I-4 guardrail project begins today in Hillsborough
Lane closures are not expected as 22 miles of guardrails are erected to the Polk County line.
By JEAN HELLER
Published January 9, 2006
TAMPA - Six months after promising major safety improvements to Interstate 4 in Hillsborough County, state highway officials today will start building 22 miles of guardrails to prevent median crossover accidents.
District officials of the Florida Department of Transportation accelerated the project after a rash of fatal accidents in summer. In one 10-day stretch last June, four people died in three-crossover accidents along I-4 in Hillsborough.
Originally, the guardrails were going to start at I-75 and stretch to the Polk County line. However, final plans call for the guardrails to start at 50th Street.

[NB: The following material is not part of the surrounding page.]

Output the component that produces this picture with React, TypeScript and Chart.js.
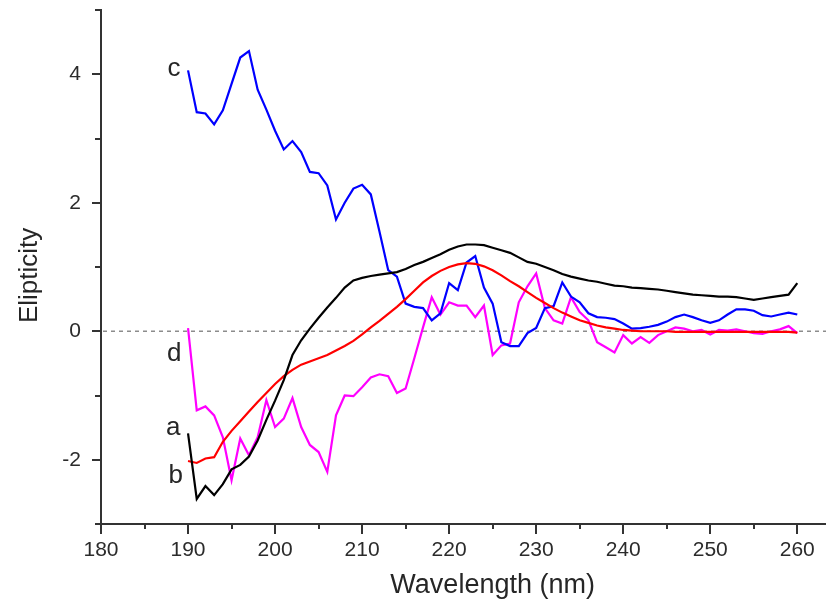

"A statewide study showed us that 80 percent of all crossover accidents happen within a mile of interchanges when people are weaving across lanes to get on or off the road," said Kris Carson, spokeswoman for DOT's District 7, which includes Pinellas, Hillsborough, Pasco, Hernando and Citrus counties. "Since we have so many interchanges so close together, we decided to put the guardrails in across the entire county."
The $7-million project will take about six months to complete. No lane closures will occur during construction.
The decision is the latest in an evolving state transportation policy that began several years ago when DOT officials realized that extra wide grassy medians without guardrails were not preventing head-on collisions in crossover accidents on interstates. The plan is to put median barriers on every interstate in Florida and toll roads operated by Florida's Turnpike Enterprise.
"Guardrails in themselves are a hazard," Dwayne Kile, design engineer for the DOT, said of the I-4 decision last year.
"Guardrails don't stop accidents. When they're hit, they flex and then deflect the vehicles back in the direction they came from. But if a car is thrown back into traffic going in the same direction, an accident will probably be less severe than a head-on collision in opposing traffic."
In 1977, the federal standard for median width with no guardrails was 30 feet.
But as growth, traffic and speeds increased, Florida decided to require guardrails on any median more narrow than 64 feet. That has been the DOT's standard since 1991.
"Our new medians are at least 88 feet, well above the standard," Kile said. "We thought this was plenty of room for a driver to regain control of a vehicle that left the road, but, apparently, it isn't."
The DOT began to notice the trend in crossover crashes more than two years ago and commissioned a study that determined 80 percent of them happened within a mile of interchanges.
In the five-year study period, I-4 had 206 crossover accidents, more by far than any other interstate in Florida.